Mois
après mois, l’ambiance d’étude s’infuse dans les esprits. Si
le travail est celui de chacun, l’étude est volontiers dialoguée,
confrontée ; c’est vraiment dans ces moments de parole et
d’écoute, les uns formels, ce sont les cours, les autres
informels, et c’est tout le reste, c’est dans ces moments de
parole et d’écoute que l’on progresse ; il faut saluer la
disponibilité de chacun, enseignant ou étudiant, à ces échanges
avec chacun de nous.
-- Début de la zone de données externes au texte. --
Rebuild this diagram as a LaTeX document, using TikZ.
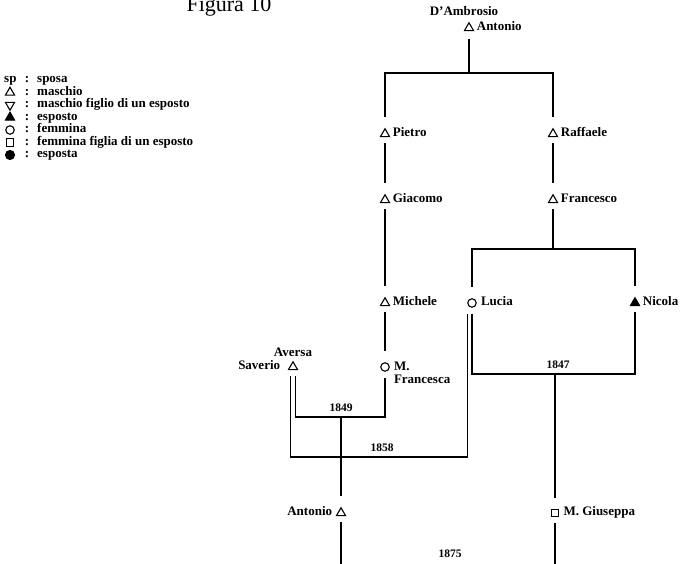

On pense à ces universités anglaises, où le
professeur coache un ou deux étudiants, sous la lampe, dans de
profonds fauteuils, et derrière des fenêtres assourdies par des
rideaux, sauf qu’ici, c’est parfois encore dans le jardin, au
soleil ou sous les arbres, sur les bancs et les tables, entre salles
de cours et bibliothèque, ou encore à la salle de l’Amicale, avec
ses canapés et sa bouilloire.
Après
les élections à l’Amicale et aux diverses commissions, les
équipes se rôdent ; c’est la démocratie protestante, avec
ses usages et ses moments obligés ; c’est un apprentissage à
part entière ; bientôt, dans conseils et synodes, les
étudiants revivront ces moments de débats argumentés mais toujours
policés.
Tous
les rythmes de présence existent, les pensionnaires et les
sessionnaires, les temps partiels et les internet, les habitués et
les oiseaux de passage, comme les flamants roses sur les lagunes à
deux pas d’ici. Toutes les cultures aussi : accueil
d’enseignants, mais aussi d’étudiants, d’autres facs,
protestantes ou catholiques, françaises ou européennes. Parmi les
débutants, ce n’est qu’une impression, une large fraction n’est
pas initialement de culture protestante.
On
jargonne peu dans ces conversations, parfois quelqu’un laisse
échapper un mot entendu autrefois, ou lu d’un auteur obligé et
est salué d’un souriant : « Oh, vous, vous utilisez des
gros mots… » précédant un appel à définir simplement de
quoi on parle, et si on se réfère au message de la Bible, d’en
apporter la référence, la citation, et de l’environner de son
contexte. De même, les langues anciennes ne sont pas cultivées pour
elles-mêmes, mais pour l’accès qu’elles procurent à un
supplément de compréhension des textes ; parfois ça diffracte
des nuances insoupçonnées, bonheur pour qui prépare de nouveaux
commentaires.
Nuances,
c’est bien le mot ; rien n’est jamais noir ou blanc ;
les états de la pensée ne sont que des étapes ; on est « en
mouvement », on est en « tension », la réflexion
continue à infuser ; si vous n’arrivez pas à intégrer tout
ça, nous a-t-on dit un jour, ce n’est pas grave, vous êtes en
sciences humaines, ce n’est pas comme ces sciences dures où si on
loupe une étape de la démonstration le fil du discours est perdu,
ici on décrit des climats d’idées par touches successives, si
vous n’intégrez pas tout le tableau aujourd’hui, il se dessinera
mieux une autre fois, quand on reprendra indirectement ou directement
le même sujet.
Les
mots d’aujourd’hui, les sciences de l’homme aujourd’hui, pour
lire des problématiques de tous les temps ; les apports de la
critique historique, de la psychanalyse en ce qu’elle aide à
analyser le tréfonds des mythes les plus anciens de l’humanité,
de la psychologie, tout cela pour apprendre à dialoguer avec nos
contemporains dans leur bonheur ou leur souffrance, avec notre
fragilité, nourris seulement de la perspective que ces paroles
échangées les accompagnent dans leur chemin de vie, et les mettent
à l’écoute d’un autre comme nous voulons l’être nous-mêmes.
Il
y a deux mille ans, de braves gens, le plus souvent sans éducation,
abasourdis par la mort de celui dont la parole leur avait ouvert des
horizons radicalement nouveaux, ont été éblouis par la certitude
que cette parole ne pouvait pas ne pas continuer à cheminer avec
eux ; ils en ont répandu la nouvelle ; c’est ce moment
dont se transmet ici l’écho, avec la ferme assurance qu’il se
reproduit, de génération en génération, avec la même nouveauté.